Western countries hit Moscow with wide-ranging sanctions over Russia’s recognition of the two separatist regions of Ukraine and invasion of the country.
On Tuesday, US President Joe Biden announced the first wave of sanctions against Russia for what he called “the beginning of a Russian invasion of Ukraine.”
The “first tranche” of US sanctions against Russia targeted two large financial institutions, Russian sovereign debt, as well as wealthy individuals from Russia. Sanctions on Russia’s foreign debt envisage that the country can no longer raise money for its state financing from Western financial institutions.
The UK and European Union also slapped a series of sanctions against Russia targeting Russian banks and wealthy individuals on the same day.
Addressing lawmakers in the House of Commons, UK Prime Minister Boris Johnson described Russia’s actions as a “renewed invasion” of Ukraine. He announced targeted economic sanctions on five Russian banks and three wealthy individuals. The “first tranche” of London’s sanctions hit five banks – Rossiya, IS Bank, GenBank, Promsvyazbank, and the Black Sea Bank.
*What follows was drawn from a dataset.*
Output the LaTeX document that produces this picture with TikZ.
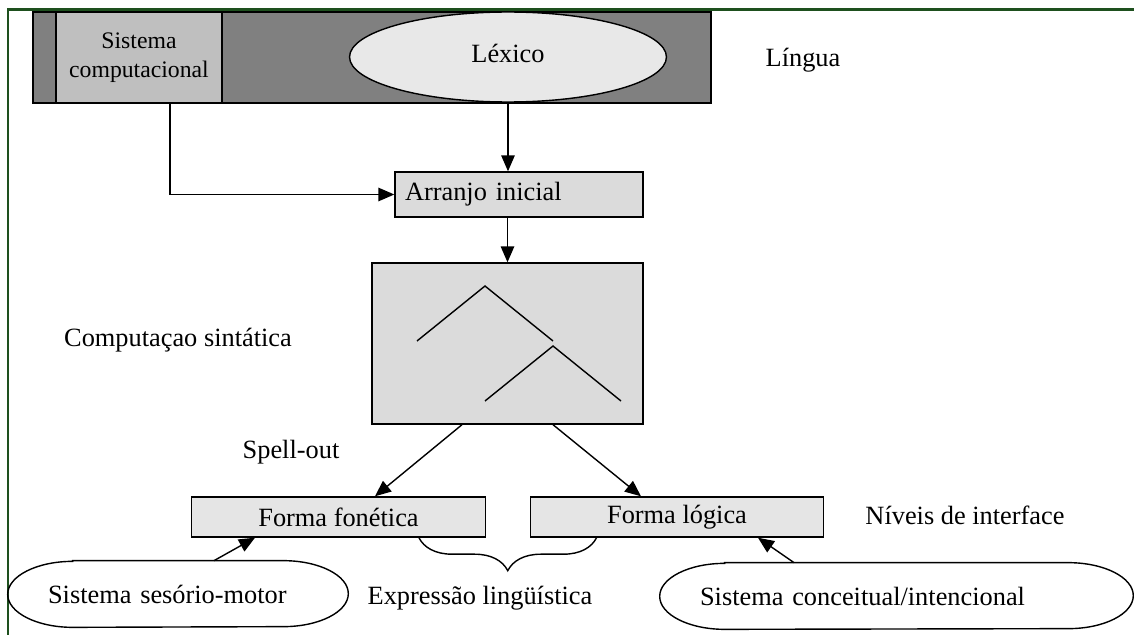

The UK also sanctioned Russian billionaires Gennady Timchenko, as well as Boris and Igor Rotenberg.
“Any assets they hold in the UK will be frozen, the individuals concerned will be banned from travelling here, and we will prohibit all UK individuals and entities from having any dealings with them,” Johnson said, according to a statement published on the UK government’s website.
While none of the sanctions went as far as they threatened, the UK prime minister said London was ready to escalate sanctions against Russia in the event of a full invasion of Ukraine.
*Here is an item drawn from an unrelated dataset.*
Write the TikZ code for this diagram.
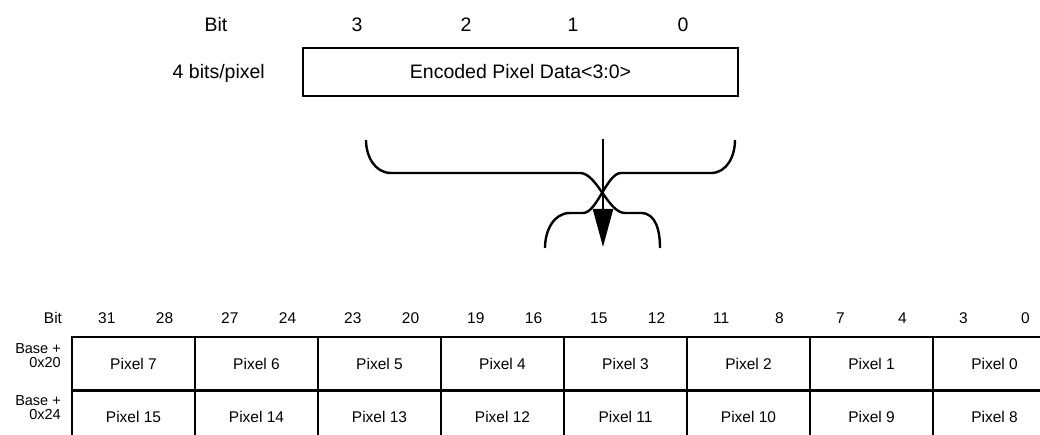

“This is the first tranche, the first barrage, of what we are prepared to do: we will hold further sanctions at readiness, to be deployed alongside the United States and the European Union if the situation escalates still further,” he added.
UK’s move is part of coordinated sanctions with all 27 European Union member states, which unanimously agreed to take similar steps later in the day. Among the package of anti-Russian measures, the EU member nations also targeted all 351 members of the Russian State Duma who backed the recognition of the two breakaway regions of Ukraine as independent entities.
In the meantime, Germany halted certification of the Nord Stream 2, a key Russian gas pipeline designed to annually deliver additional 55 million cubic meters (bcm) of Russian natural gas to Europe through the Baltic Sea. The $11-billion project has been completed but could not start operations until Germany’s energy regulator gives the go-ahead.
Separatist forces in the Donetsk and Lugansk regions – collectively known as Donbas – broke away from Ukrainian government control in 2014 and proclaimed themselves independent “people’s republics.” Since then, the Kremlin has been accused of exerting control over both regions, with some suggesting Moscow eventually wants to claim the region as Russian territory.